Starting with the public issue of Satluj Jal Vidyut Nigam Ltd. (SJVNL), which opens for subscription on Thursday (April 29), the government has fixed a commission of 0.35 per cent for brokers for selling shares to retail investors and 0.15 per cent for bringing in HNI (high net worth individual) clients.
Revealing this to the media on the eve of the Satluj Jal Vidyut Nigam issue, Disinvestment Secretary Sumit Bose said: “After consulting with brokers, we have done the changes and the commission for brokers have been fixed at 0.35 per cent for retail investors and 0.15 per cent for HNIs.”

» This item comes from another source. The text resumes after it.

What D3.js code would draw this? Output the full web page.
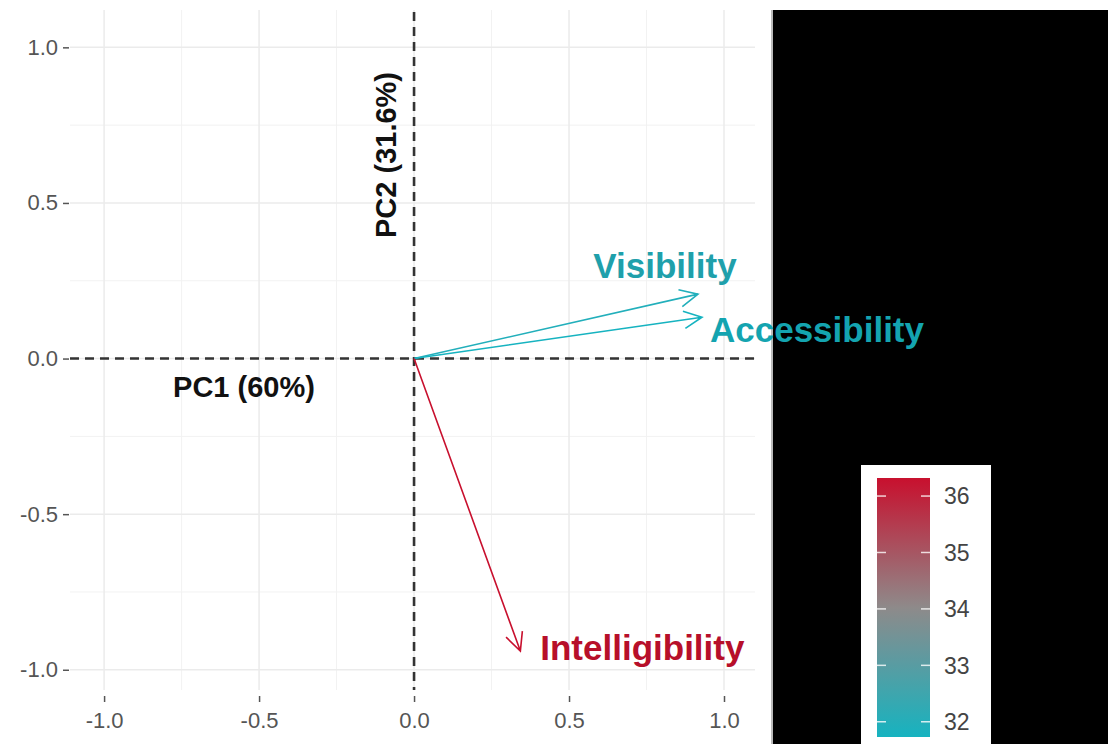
<!DOCTYPE html>
<html>
<head>
<meta charset="utf-8">
<script src="https://cdn.jsdelivr.net/npm/d3@7"></script>
<style>
  body { margin: 0; background: #fff; }
  svg { display: block; font-family: "Liberation Sans", Arial, sans-serif; }
</style>
</head>
<body>
<svg id="chart" width="1108" height="744"></svg>
<script>
// PCA variable loadings
const variables = ['Visibility', 'Accessibility', 'Intelligibility'];
const pc1 = [0.916, 0.929, 0.343];
const pc2 = [0.207, 0.133, -0.940];
const contrib = [31.95, 31.73, 36.32];

const axisLabels = ['PC1 (60%)', 'PC2 (31.6%)'];
const axisTicks = [-1.0, -0.5, 0.0, 0.5, 1.0];
const minorTicks = [-0.75, -0.25, 0.25, 0.75];
const legendTicks = [32, 33, 34, 35, 36];

const svg = d3.select('#chart');

const x_scale = d3.scaleLinear().domain([-1.11, 1.1]).range([70, 755]);
const y_scale = d3.scaleLinear().domain([-1.065, 1.12]).range([690, 10]);

const cMin = d3.min(contrib), cMax = d3.max(contrib);
const color = d3.scaleLinear()
  .domain([cMin, (cMin + cMax) / 2, cMax])
  .range(['#16b3c0', '#8e8a8a', '#c8102e'])
  .interpolate(d3.interpolateRgb);

// grid
const grid = svg.append('g');
grid.selectAll('.minor-x').data(minorTicks).join('line')
  .attr('x1', d => x_scale(d)).attr('x2', d => x_scale(d))
  .attr('y1', y_scale.range()[1]).attr('y2', y_scale.range()[0])
  .attr('stroke', '#f2f2f2').attr('stroke-width', 1);
grid.selectAll('.minor-y').data(minorTicks).join('line')
  .attr('y1', d => y_scale(d)).attr('y2', d => y_scale(d))
  .attr('x1', x_scale.range()[0]).attr('x2', x_scale.range()[1])
  .attr('stroke', '#f2f2f2').attr('stroke-width', 1);
grid.selectAll('.major-x').data(axisTicks).join('line')
  .attr('x1', d => x_scale(d)).attr('x2', d => x_scale(d))
  .attr('y1', y_scale.range()[1]).attr('y2', y_scale.range()[0])
  .attr('stroke', '#ebebeb').attr('stroke-width', 1.5);
grid.selectAll('.major-y').data(axisTicks).join('line')
  .attr('y1', d => y_scale(d)).attr('y2', d => y_scale(d))
  .attr('x1', x_scale.range()[0]).attr('x2', x_scale.range()[1])
  .attr('stroke', '#ebebeb').attr('stroke-width', 1.5);

// axes
const fmt = d => d.toFixed(1);
const x_axis = d3.axisBottom(x_scale).tickValues(axisTicks).tickFormat(fmt).tickSize(6).tickPadding(6);
const y_axis = d3.axisLeft(y_scale).tickValues(axisTicks).tickFormat(fmt).tickSize(6).tickPadding(5);

const gx = svg.append('g').attr('transform', 'translate(0,' + 696 + ')').call(x_axis);
const gy = svg.append('g').attr('transform', 'translate(' + 69 + ',0)').call(y_axis);
[gx, gy].forEach(g => {
  g.select('.domain').remove();
  g.selectAll('.tick line').attr('stroke', '#555').attr('stroke-width', 1.5);
  g.selectAll('.tick text').attr('fill', '#555').style('font-size', '22px');
});
gx.selectAll('.tick text').attr('dy', '0.9em');

// dashed zero lines
svg.append('line')
  .attr('x1', x_scale.range()[0]).attr('x2', x_scale.range()[1])
  .attr('y1', y_scale(0)).attr('y2', y_scale(0))
  .attr('stroke', '#333').attr('stroke-width', 2.6).attr('stroke-dasharray', '9,6');
svg.append('line')
  .attr('x1', x_scale(0)).attr('x2', x_scale(0))
  .attr('y1', y_scale.range()[1] + 2).attr('y2', y_scale.range()[0])
  .attr('stroke', '#333').attr('stroke-width', 2.6).attr('stroke-dasharray', '9,6');

// axis titles
svg.append('text')
  .attr('x', 244).attr('y', y_scale(0) + 38)
  .attr('text-anchor', 'middle')
  .style('font-size', '29px').style('font-weight', 'bold').attr('fill', '#111')
  .text(axisLabels[0]);
svg.append('text')
  .attr('transform', 'translate(' + (x_scale(0) - 18) + ',' + 155 + ') rotate(-90)')
  .attr('text-anchor', 'middle')
  .style('font-size', '29px').style('font-weight', 'bold').attr('fill', '#111')
  .text(axisLabels[1]);

// arrows
const headLen = 20, headAngle = Math.PI / 7;
const arrows = variables.map((v, i) => ({ name: v, x: pc1[i], y: pc2[i], c: contrib[i] }));

const ag = svg.append('g');
arrows.forEach(d => {
  const x0 = x_scale(0), y0 = y_scale(0);
  const x1 = x_scale(d.x), y1 = y_scale(d.y);
  const ang = Math.atan2(y1 - y0, x1 - x0);
  const p = d3.path();
  p.moveTo(x0, y0);
  p.lineTo(x1, y1);
  p.moveTo(x1 - headLen * Math.cos(ang - headAngle), y1 - headLen * Math.sin(ang - headAngle));
  p.lineTo(x1, y1);
  p.lineTo(x1 - headLen * Math.cos(ang + headAngle), y1 - headLen * Math.sin(ang + headAngle));
  ag.append('path')
    .attr('d', p.toString())
    .attr('fill', 'none')
    .attr('stroke', color(d.c))
    .attr('stroke-width', 1.6);
});

// black area
svg.append('rect').attr('x', 773).attr('y', 10).attr('width', 335).attr('height', 734).attr('fill', '#000');
svg.append('line').attr('x1', 772).attr('x2', 772).attr('y1', 10).attr('y2', 744).attr('stroke', '#777').attr('stroke-width', 1);

// labels (repelled offsets in pixels), drawn above the black area
const nudge = { Visibility: [-33, -16], Accessibility: [115, 25], Intelligibility: [122, 9] };
svg.append('g').selectAll('text').data(arrows).join('text')
  .attr('x', d => x_scale(d.x) + nudge[d.name][0])
  .attr('y', d => y_scale(d.y) + nudge[d.name][1])
  .attr('text-anchor', 'middle')
  .style('font-size', '35px').style('font-weight', 'bold')
  .attr('fill', d => d3.color(color(d.c)).darker(0.25))
  .text(d => d.name);

// legend
const legend = svg.append('g');
legend.append('rect').attr('x', 861).attr('y', 465).attr('width', 130).attr('height', 279).attr('fill', '#fff');

const barTop = 478, barBottom = 737, barX = 877, barW = 53;
const leg_scale = d3.scaleLinear().domain([cMin, cMax]).range([barBottom, barTop]);

const defs = svg.append('defs');
const grad = defs.append('linearGradient').attr('id', 'cgrad')
  .attr('x1', 0).attr('y1', 1).attr('x2', 0).attr('y2', 0);
d3.range(0, 1.0001, 0.1).forEach(t => {
  grad.append('stop').attr('offset', t).attr('stop-color', color(cMin + t * (cMax - cMin)));
});
legend.append('rect')
  .attr('x', barX).attr('y', barTop).attr('width', barW).attr('height', barBottom - barTop)
  .attr('fill', 'url(#cgrad)');

legendTicks.forEach(t => {
  const yy = leg_scale(t);
  legend.append('line').attr('x1', barX).attr('x2', barX + 9).attr('y1', yy).attr('y2', yy)
    .attr('stroke', '#fff').attr('stroke-width', 1.5).attr('opacity', 0.8);
  legend.append('line').attr('x1', barX + barW - 9).attr('x2', barX + barW).attr('y1', yy).attr('y2', yy)
    .attr('stroke', '#fff').attr('stroke-width', 1.5).attr('opacity', 0.8);
  legend.append('text').attr('x', barX + barW + 14).attr('y', yy)
    .attr('dy', '0.36em')
    .style('font-size', '23px').attr('fill', '#444')
    .text(t);
});
</script>
</body>
</html>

Hitherto, the commission paid by the government was included in the fees of the book running lead managers (BRLMs). “Now, the government will reimburse this commission to the BRLMs for the brokers...
“The new norm will be applicable to all subsequent issues, starting with SJVNL,” Mr Bose said, while noting that the changes have been effected to attract more retail demand in public offers.
SJVNL price band
The Satluj Jal Vidyut Nigam issue is the first public offering this fiscal under which the government is set to offload 10 per cent of its equity (41.5 crore shares) in the joint venture public sector unit at a price band of Rs.23-26 per share to mop up about Rs.954-1,079 crore.
A discount of 5 per cent per share would be offered to retail investors as well as Satluj Jal Vidyut Nigam employees.
The Iinitial Public Offer is to close on May 3.
While the Centre's stake in the power joint venture is 74.5 per cent, the balance 25.5 per cent is held by the Himachal Pradesh Government.